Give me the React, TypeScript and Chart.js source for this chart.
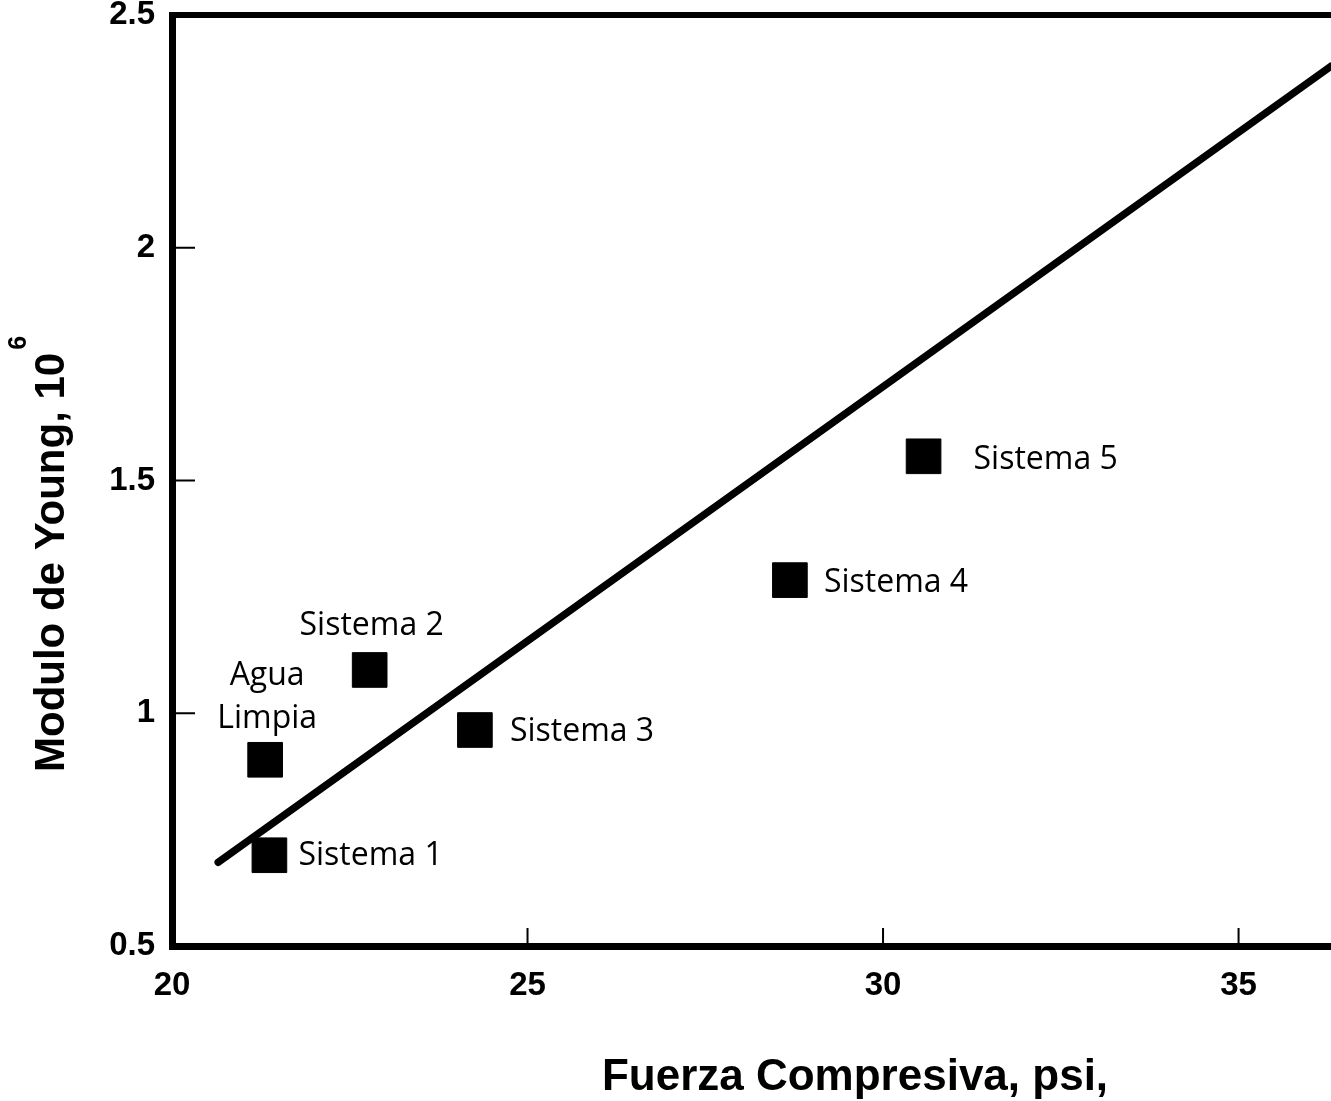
import React, { useEffect, useRef } from "react";
import { Chart, registerables } from "chart.js";

Chart.register(...registerables);

// ---- data ----
const X_TICKS = [20, 25, 30, 35];
const Y_TICKS = [0.5, 1, 1.5, 2, 2.5];
const X_MIN = 20;
const X_MAX = 36.3;
const Y_MIN = 0.5;
const Y_MAX = 2.5;

const POINT_NAMES = ["Agua Limpia", "Sistema 1", "Sistema 2", "Sistema 3", "Sistema 4", "Sistema 5"];
const POINT_X = [21.31, 21.37, 22.78, 24.26, 28.69, 30.57];
const POINT_Y = [0.9, 0.695, 1.093, 0.964, 1.286, 1.552];

const FIT_X = [20.65, 36.3];
const FIT_Y = [0.68, 2.39];

const X_TITLE = "Fuerza Compresiva, psi,";
const Y_TITLE = "Modulo de Young, 10";
const Y_TITLE_SUP = "6";

// label text lines for each point
const LABEL_LINES = [["Agua", "Limpia"], ["Sistema 1"], ["Sistema 2"], ["Sistema 3"], ["Sistema 4"], ["Sistema 5"]];

// ---- styling / placement (pixels, not data) ----
const LABEL_PLACE = [
  { dx: 2, dy: -75, align: "center", base: "alphabetic", lineGap: 43 },
  { dx: 29, dy: 1, align: "left", base: "middle", lineGap: 0 },
  { dx: 2, dy: -35, align: "center", base: "alphabetic", lineGap: 0 },
  { dx: 35, dy: 2, align: "left", base: "middle", lineGap: 0 },
  { dx: 34, dy: 3, align: "left", base: "middle", lineGap: 0 },
  { dx: 50, dy: 4, align: "left", base: "middle", lineGap: 0 },
];

const AXIS_FONT = '"Liberation Sans", Arial, Helvetica, sans-serif';
const LABEL_FONT = '"Open Sans", "Noto Sans", sans-serif';

const decorPlugin = {
  id: "decor",
  afterDatasetsDraw(chart: any) {
    const { ctx, scales } = chart;
    const xs = scales.x;
    const ys = scales.y;
    ctx.save();
    ctx.fillStyle = "#000";
    ctx.font = `32px ${LABEL_FONT}`;
    POINT_X.forEach((xv, i) => {
      const px = xs.getPixelForValue(xv);
      const py = ys.getPixelForValue(POINT_Y[i]);
      const p = LABEL_PLACE[i];
      ctx.textAlign = p.align;
      ctx.textBaseline = p.base;
      LABEL_LINES[i].forEach((t, j) => {
        ctx.fillText(t, px + p.dx, py + p.dy + j * p.lineGap);
      });
    });
    ctx.restore();
  },
  afterDraw(chart: any) {
    const { ctx, chartArea: a, scales } = chart;
    const xs = scales.x;
    const ys = scales.y;
    ctx.save();
    ctx.strokeStyle = "#000";
    // top border
    ctx.lineWidth = 6;
    ctx.beginPath();
    ctx.moveTo(a.left - 3, a.top);
    ctx.lineTo(a.right + 5, a.top);
    ctx.stroke();
    // inner ticks
    ctx.lineWidth = 2;
    ctx.beginPath();
    X_TICKS.forEach((v) => {
      const px = xs.getPixelForValue(v);
      if (px > a.left + 6) {
        ctx.moveTo(px, a.bottom);
        ctx.lineTo(px, a.bottom - 18);
      }
    });
    Y_TICKS.forEach((v) => {
      const py = ys.getPixelForValue(v);
      if (py > a.top + 6 && py < a.bottom - 6) {
        ctx.moveTo(a.left, py);
        ctx.lineTo(a.left + 23, py);
      }
    });
    ctx.stroke();

    // axis titles
    ctx.fillStyle = "#000";
    ctx.font = `bold 44px ${AXIS_FONT}`;
    ctx.textAlign = "center";
    ctx.textBaseline = "alphabetic";
    ctx.fillText(X_TITLE, 855, 1090);

    ctx.font = `bold 42px ${AXIS_FONT}`;
    ctx.translate(64, 772);
    ctx.rotate(-Math.PI / 2);
    ctx.textAlign = "left";
    ctx.fillText(Y_TITLE, 0, 0);
    const w = ctx.measureText(Y_TITLE).width;
    ctx.font = `bold 25px ${AXIS_FONT}`;
    ctx.fillText(Y_TITLE_SUP, w + 3, -38);
    ctx.restore();
  },
};

export default function App() {
  const ref = useRef<HTMLCanvasElement | null>(null);

  useEffect(() => {
    if (!ref.current) return;
    const tickFont = { family: AXIS_FONT, size: 33, weight: "bold" as const };
    const chart = new Chart(ref.current, {
      type: "scatter",
      data: {
        datasets: [
          {
            type: "line",
            label: "Ajuste",
            data: FIT_X.map((x, i) => ({ x, y: FIT_Y[i] })),
            borderColor: "#000",
            borderWidth: 7.5,
            borderCapStyle: "round",
            pointRadius: 0,
            fill: false,
            tension: 0,
            order: 2,
          },
          {
            type: "scatter",
            label: "Sistemas",
            data: POINT_X.map((x, i) => ({ x, y: POINT_Y[i], name: POINT_NAMES[i] })),
            pointStyle: "rect",
            pointRadius: 24.5,
            pointBackgroundColor: "#000",
            pointBorderColor: "#000",
            pointBorderWidth: 1,
            order: 1,
          },
        ] as any,
      },
      options: {
        animation: false,
        responsive: true,
        maintainAspectRatio: false,
        devicePixelRatio: 1,
        layout: { autoPadding: false, padding: { top: 15, right: 0, left: 0, bottom: 0 } },
        plugins: {
          legend: { display: false },
          tooltip: { enabled: false },
          title: { display: false },
        },
        scales: {
          x: {
            type: "linear",
            min: X_MIN,
            max: X_MAX,
            afterBuildTicks: (s: any) => {
              s.ticks = X_TICKS.map((v) => ({ value: v }));
            },
            afterFit: (s: any) => {
              s.height = 155;
              s.paddingLeft = 0;
              s.paddingRight = 0;
            },
            grid: { display: false, drawTicks: false },
            border: { display: true, color: "#000", width: 7 },
            ticks: {
              font: tickFont,
              color: "#000",
              padding: 20,
              autoSkip: false,
              maxRotation: 0,
              callback: (v: any) => String(v),
            },
          },
          y: {
            type: "linear",
            min: Y_MIN,
            max: Y_MAX,
            afterBuildTicks: (s: any) => {
              s.ticks = Y_TICKS.map((v) => ({ value: v }));
            },
            afterFit: (s: any) => {
              s.width = 172;
              s.paddingTop = 0;
              s.paddingBottom = 0;
            },
            grid: { display: false, drawTicks: false },
            border: { display: true, color: "#000", width: 7 },
            ticks: {
              font: tickFont,
              color: "#000",
              padding: 17,
              autoSkip: false,
              callback: (v: any) => String(v),
            },
          },
        },
      } as any,
      plugins: [decorPlugin],
    });
    return () => chart.destroy();
  }, []);

  return (
    <div style={{ position: "fixed", left: 0, top: 0, width: 1331, height: 1101, background: "#fff" }}>
      <canvas ref={ref} />
    </div>
  );
}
⁂
All of the lines above should be retyped precisely, apart from the pictures.

- [Exercise result]:
Give me the React, TypeScript and Chart.js source for this chart.
import React, { useEffect, useRef } from "react";
import { Chart, registerables } from "chart.js";

Chart.register(...registerables);

// ---- data ----
const X_TICKS = [20, 25, 30, 35];
const Y_TICKS = [0.5, 1, 1.5, 2, 2.5];
const X_MIN = 20;
const X_MAX = 36.3;
const Y_MIN = 0.5;
const Y_MAX = 2.5;

const POINT_NAMES = ["Agua Limpia", "Sistema 1", "Sistema 2", "Sistema 3", "Sistema 4", "Sistema 5"];
const POINT_X = [21.31, 21.37, 22.78, 24.26, 28.69, 30.57];
const POINT_Y = [0.9, 0.695, 1.093, 0.964, 1.286, 1.552];

const FIT_X = [20.65, 36.3];
const FIT_Y = [0.68, 2.39];

const X_TITLE = "Fuerza Compresiva, psi,";
const Y_TITLE = "Modulo de Young, 10";
const Y_TITLE_SUP = "6";

// label text lines for each point
const LABEL_LINES = [["Agua", "Limpia"], ["Sistema 1"], ["Sistema 2"], ["Sistema 3"], ["Sistema 4"], ["Sistema 5"]];

// ---- styling / placement (pixels, not data) ----
const LABEL_PLACE = [
  { dx: 2, dy: -75, align: "center", base: "alphabetic", lineGap: 43 },
  { dx: 29, dy: 1, align: "left", base: "middle", lineGap: 0 },
  { dx: 2, dy: -35, align: "center", base: "alphabetic", lineGap: 0 },
  { dx: 35, dy: 2, align: "left", base: "middle", lineGap: 0 },
  { dx: 34, dy: 3, align: "left", base: "middle", lineGap: 0 },
  { dx: 50, dy: 4, align: "left", base: "middle", lineGap: 0 },
];

const AXIS_FONT = '"Liberation Sans", Arial, Helvetica, sans-serif';
const LABEL_FONT = '"Open Sans", "Noto Sans", sans-serif';

const decorPlugin = {
  id: "decor",
  afterDatasetsDraw(chart: any) {
    const { ctx, scales } = chart;
    const xs = scales.x;
    const ys = scales.y;
    ctx.save();
    ctx.fillStyle = "#000";
    ctx.font = `32px ${LABEL_FONT}`;
    POINT_X.forEach((xv, i) => {
      const px = xs.getPixelForValue(xv);
      const py = ys.getPixelForValue(POINT_Y[i]);
      const p = LABEL_PLACE[i];
      ctx.textAlign = p.align;
      ctx.textBaseline = p.base;
      LABEL_LINES[i].forEach((t, j) => {
        ctx.fillText(t, px + p.dx, py + p.dy + j * p.lineGap);
      });
    });
    ctx.restore();
  },
  afterDraw(chart: any) {
    const { ctx, chartArea: a, scales } = chart;
    const xs = scales.x;
    const ys = scales.y;
    ctx.save();
    ctx.strokeStyle = "#000";
    // top border
    ctx.lineWidth = 6;
    ctx.beginPath();
    ctx.moveTo(a.left - 3, a.top);
    ctx.lineTo(a.right + 5, a.top);
    ctx.stroke();
    // inner ticks
    ctx.lineWidth = 2;
    ctx.beginPath();
    X_TICKS.forEach((v) => {
      const px = xs.getPixelForValue(v);
      if (px > a.left + 6) {
        ctx.moveTo(px, a.bottom);
        ctx.lineTo(px, a.bottom - 18);
      }
    });
    Y_TICKS.forEach((v) => {
      const py = ys.getPixelForValue(v);
      if (py > a.top + 6 && py < a.bottom - 6) {
        ctx.moveTo(a.left, py);
        ctx.lineTo(a.left + 23, py);
      }
    });
    ctx.stroke();

    // axis titles
    ctx.fillStyle = "#000";
    ctx.font = `bold 44px ${AXIS_FONT}`;
    ctx.textAlign = "center";
    ctx.textBaseline = "alphabetic";
    ctx.fillText(X_TITLE, 855, 1090);

    ctx.font = `bold 42px ${AXIS_FONT}`;
    ctx.translate(64, 772);
    ctx.rotate(-Math.PI / 2);
    ctx.textAlign = "left";
    ctx.fillText(Y_TITLE, 0, 0);
    const w = ctx.measureText(Y_TITLE).width;
    ctx.font = `bold 25px ${AXIS_FONT}`;
    ctx.fillText(Y_TITLE_SUP, w + 3, -38);
    ctx.restore();
  },
};

export default function App() {
  const ref = useRef<HTMLCanvasElement | null>(null);

  useEffect(() => {
    if (!ref.current) return;
    const tickFont = { family: AXIS_FONT, size: 33, weight: "bold" as const };
    const chart = new Chart(ref.current, {
      type: "scatter",
      data: {
        datasets: [
          {
            type: "line",
            label: "Ajuste",
            data: FIT_X.map((x, i) => ({ x, y: FIT_Y[i] })),
            borderColor: "#000",
            borderWidth: 7.5,
            borderCapStyle: "round",
            pointRadius: 0,
            fill: false,
            tension: 0,
            order: 2,
          },
          {
            type: "scatter",
            label: "Sistemas",
            data: POINT_X.map((x, i) => ({ x, y: POINT_Y[i], name: POINT_NAMES[i] })),
            pointStyle: "rect",
            pointRadius: 24.5,
            pointBackgroundColor: "#000",
            pointBorderColor: "#000",
            pointBorderWidth: 1,
            order: 1,
          },
        ] as any,
      },
      options: {
        animation: false,
        responsive: true,
        maintainAspectRatio: false,
        devicePixelRatio: 1,
        layout: { autoPadding: false, padding: { top: 15, right: 0, left: 0, bottom: 0 } },
        plugins: {
          legend: { display: false },
          tooltip: { enabled: false },
          title: { display: false },
        },
        scales: {
          x: {
            type: "linear",
            min: X_MIN,
            max: X_MAX,
            afterBuildTicks: (s: any) => {
              s.ticks = X_TICKS.map((v) => ({ value: v }));
            },
            afterFit: (s: any) => {
              s.height = 155;
              s.paddingLeft = 0;
              s.paddingRight = 0;
            },
            grid: { display: false, drawTicks: false },
            border: { display: true, color: "#000", width: 7 },
            ticks: {
              font: tickFont,
              color: "#000",
              padding: 20,
              autoSkip: false,
              maxRotation: 0,
              callback: (v: any) => String(v),
            },
          },
          y: {
            type: "linear",
            min: Y_MIN,
            max: Y_MAX,
            afterBuildTicks: (s: any) => {
              s.ticks = Y_TICKS.map((v) => ({ value: v }));
            },
            afterFit: (s: any) => {
              s.width = 172;
              s.paddingTop = 0;
              s.paddingBottom = 0;
            },
            grid: { display: false, drawTicks: false },
            border: { display: true, color: "#000", width: 7 },
            ticks: {
              font: tickFont,
              color: "#000",
              padding: 17,
              autoSkip: false,
              callback: (v: any) => String(v),
            },
          },
        },
      } as any,
      plugins: [decorPlugin],
    });
    return () => chart.destroy();
  }, []);

  return (
    <div style={{ position: "fixed", left: 0, top: 0, width: 1331, height: 1101, background: "#fff" }}>
      <canvas ref={ref} />
    </div>
  );
}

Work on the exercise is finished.